Posted to solr-user@lucene.apache.org by Augusto Camarotti <au...@prpb.mpf.gov.br> on 2012/02/06 17:09:51 UTC

Re: SolrCell maximum file size

Thanks for the tips Erick, i'm really talking about 2.5GB files full of data to be indexed. Like .csv files or .xls, .ods and so on. I guess I will try to do a great increase on the memory the JVM will be able to use. 
 
Regards,
 
Augusto

>>> Erick Erickson <er...@gmail.com> 1/27/2012 1:22 pm >>>
Hmmm, I'd go considerably higher than 2.5G. Problem is you the Tika
processing will need memory, I have no idea how much. Then you'll
have a bunch of stuff for Solr to index it etc.

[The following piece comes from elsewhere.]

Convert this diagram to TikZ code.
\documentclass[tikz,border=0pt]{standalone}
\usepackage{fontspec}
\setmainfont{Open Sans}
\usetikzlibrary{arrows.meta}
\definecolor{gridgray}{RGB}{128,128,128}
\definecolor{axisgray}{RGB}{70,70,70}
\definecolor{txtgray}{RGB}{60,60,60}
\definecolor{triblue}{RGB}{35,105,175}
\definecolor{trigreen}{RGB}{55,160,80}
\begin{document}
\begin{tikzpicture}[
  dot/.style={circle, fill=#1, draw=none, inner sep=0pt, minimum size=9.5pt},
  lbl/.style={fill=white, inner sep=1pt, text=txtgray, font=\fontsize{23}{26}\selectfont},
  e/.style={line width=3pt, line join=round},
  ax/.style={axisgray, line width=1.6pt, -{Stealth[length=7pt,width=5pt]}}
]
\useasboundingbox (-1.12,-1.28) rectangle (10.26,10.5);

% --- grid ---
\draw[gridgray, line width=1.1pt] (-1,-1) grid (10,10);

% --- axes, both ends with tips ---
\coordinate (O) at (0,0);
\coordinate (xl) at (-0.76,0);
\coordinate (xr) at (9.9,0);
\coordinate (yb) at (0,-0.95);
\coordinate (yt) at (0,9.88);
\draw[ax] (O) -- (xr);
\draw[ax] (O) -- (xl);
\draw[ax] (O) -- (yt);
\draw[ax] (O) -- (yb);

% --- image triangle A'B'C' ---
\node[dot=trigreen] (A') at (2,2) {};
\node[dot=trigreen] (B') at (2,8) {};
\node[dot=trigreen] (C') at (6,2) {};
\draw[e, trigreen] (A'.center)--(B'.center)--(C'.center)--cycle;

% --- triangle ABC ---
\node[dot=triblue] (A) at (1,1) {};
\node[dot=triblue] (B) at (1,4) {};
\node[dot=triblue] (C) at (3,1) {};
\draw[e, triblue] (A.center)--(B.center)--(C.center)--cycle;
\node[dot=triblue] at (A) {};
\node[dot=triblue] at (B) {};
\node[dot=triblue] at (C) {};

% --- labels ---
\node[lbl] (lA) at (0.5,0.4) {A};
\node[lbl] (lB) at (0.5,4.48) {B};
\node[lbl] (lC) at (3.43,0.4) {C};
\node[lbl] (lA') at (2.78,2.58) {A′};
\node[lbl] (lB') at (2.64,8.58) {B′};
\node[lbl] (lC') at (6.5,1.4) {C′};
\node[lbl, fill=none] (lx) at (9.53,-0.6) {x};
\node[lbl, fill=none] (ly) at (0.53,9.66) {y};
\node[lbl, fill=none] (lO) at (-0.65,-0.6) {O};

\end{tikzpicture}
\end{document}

But I also suspect that this will be about useless to index (assuming
you're talking lots of data, not say just the meta-data associated
with a video or something). How do you provide a meaningful snippet
of such a huge amount of data?

If it *is* say a video or whatever where almost all of the data won't
make it into the index anyway, you're probably better off using
tika directly on the client and only sending the bits to Solr that
you need in the form of a SolrInputDocument (I'm thinking that
you'll be doing this in SolrJ) rather than transmit 2.5G over the
network and throwing almost all of it away....

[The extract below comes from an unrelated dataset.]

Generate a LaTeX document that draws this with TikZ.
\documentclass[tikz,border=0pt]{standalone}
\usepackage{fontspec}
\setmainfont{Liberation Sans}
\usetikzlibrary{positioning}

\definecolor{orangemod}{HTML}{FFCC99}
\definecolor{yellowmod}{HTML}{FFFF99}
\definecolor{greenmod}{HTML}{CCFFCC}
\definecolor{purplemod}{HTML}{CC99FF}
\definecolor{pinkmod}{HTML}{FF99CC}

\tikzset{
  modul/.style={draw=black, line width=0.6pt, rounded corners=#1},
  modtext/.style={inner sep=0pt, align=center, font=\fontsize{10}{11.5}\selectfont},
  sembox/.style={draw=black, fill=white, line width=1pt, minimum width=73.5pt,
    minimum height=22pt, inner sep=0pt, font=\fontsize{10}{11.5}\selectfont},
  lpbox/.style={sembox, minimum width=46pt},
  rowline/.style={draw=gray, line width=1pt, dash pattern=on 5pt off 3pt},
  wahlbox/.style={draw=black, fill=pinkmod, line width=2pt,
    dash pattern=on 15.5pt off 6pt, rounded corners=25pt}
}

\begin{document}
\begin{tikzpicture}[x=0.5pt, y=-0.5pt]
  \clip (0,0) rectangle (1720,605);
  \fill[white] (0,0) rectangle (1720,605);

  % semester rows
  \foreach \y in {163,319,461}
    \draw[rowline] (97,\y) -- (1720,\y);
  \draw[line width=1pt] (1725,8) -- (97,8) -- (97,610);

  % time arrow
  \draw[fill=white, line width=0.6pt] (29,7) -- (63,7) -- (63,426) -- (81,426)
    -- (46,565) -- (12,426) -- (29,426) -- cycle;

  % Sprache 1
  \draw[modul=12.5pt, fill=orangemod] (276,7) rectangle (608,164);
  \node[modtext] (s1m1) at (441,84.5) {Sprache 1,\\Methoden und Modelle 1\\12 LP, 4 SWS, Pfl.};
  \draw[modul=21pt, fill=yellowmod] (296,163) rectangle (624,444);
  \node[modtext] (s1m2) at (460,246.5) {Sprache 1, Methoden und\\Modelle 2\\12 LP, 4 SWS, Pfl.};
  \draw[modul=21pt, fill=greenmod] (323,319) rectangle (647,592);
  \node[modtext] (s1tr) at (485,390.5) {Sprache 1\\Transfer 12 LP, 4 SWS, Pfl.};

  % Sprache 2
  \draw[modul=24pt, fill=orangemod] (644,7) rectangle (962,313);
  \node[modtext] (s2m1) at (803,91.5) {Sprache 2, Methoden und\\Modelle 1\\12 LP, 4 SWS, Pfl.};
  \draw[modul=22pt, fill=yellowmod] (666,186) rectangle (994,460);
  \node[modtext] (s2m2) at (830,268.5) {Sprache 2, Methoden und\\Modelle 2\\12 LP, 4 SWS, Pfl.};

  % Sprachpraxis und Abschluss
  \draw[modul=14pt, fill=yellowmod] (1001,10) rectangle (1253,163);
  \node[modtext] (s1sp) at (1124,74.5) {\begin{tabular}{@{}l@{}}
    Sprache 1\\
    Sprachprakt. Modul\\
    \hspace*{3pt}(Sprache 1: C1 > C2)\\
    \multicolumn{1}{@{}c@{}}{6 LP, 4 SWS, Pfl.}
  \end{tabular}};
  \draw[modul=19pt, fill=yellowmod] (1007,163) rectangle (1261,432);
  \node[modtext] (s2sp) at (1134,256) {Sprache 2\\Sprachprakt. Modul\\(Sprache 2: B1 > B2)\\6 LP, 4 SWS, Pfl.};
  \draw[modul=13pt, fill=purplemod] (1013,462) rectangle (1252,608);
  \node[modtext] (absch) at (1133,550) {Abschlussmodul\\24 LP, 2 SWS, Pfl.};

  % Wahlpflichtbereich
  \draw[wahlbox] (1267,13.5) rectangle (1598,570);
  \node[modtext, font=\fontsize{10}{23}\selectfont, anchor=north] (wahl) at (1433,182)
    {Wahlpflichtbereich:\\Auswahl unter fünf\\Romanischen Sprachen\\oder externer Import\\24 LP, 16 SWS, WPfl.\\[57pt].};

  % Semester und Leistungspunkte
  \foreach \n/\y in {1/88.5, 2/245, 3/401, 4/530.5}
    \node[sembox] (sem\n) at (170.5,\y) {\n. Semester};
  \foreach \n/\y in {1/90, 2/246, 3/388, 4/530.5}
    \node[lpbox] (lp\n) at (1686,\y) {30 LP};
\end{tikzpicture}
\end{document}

If the entire 2.5G is data to be indexed, you'll probably want to
consider breaking it up into smaller chunks in order to make it
useful.

Best
Erick

On Fri, Jan 27, 2012 at 3:43 AM, Augusto Camarotti
<au...@prpb.mpf.gov.br> wrote:
> I'm talking about 2 GB files. It means that I'll have to allocate something bigger than that for the JVM? Something like 2,5 GB?
>
> Thanks,
>
> Augusto Camarotti
>
>>>> Erick Erickson <er...@gmail.com> 1/25/2012 1:48 pm >>>
> Mostly it depends on your container settings, quite often that's
> where the limits are. I don't think Solr imposes any restrictions.
>
> What size are we talking about anyway? There are implicit
> issues with how much memory parsing the file requires, but you
> can allocate lots of memory to the JVM to handle that.
>
> Best
> Erick
>
> On Tue, Jan 24, 2012 at 10:24 AM, Augusto Camarotti
> <au...@prpb.mpf.gov.br> wrote:
>> Hi everybody
>>
>> Does anyone knows if there is a maximum file size that can be uploaded to the extractingrequesthandler via http request?
>>
>> Thanks in advance,
>>
>> Augusto Camarotti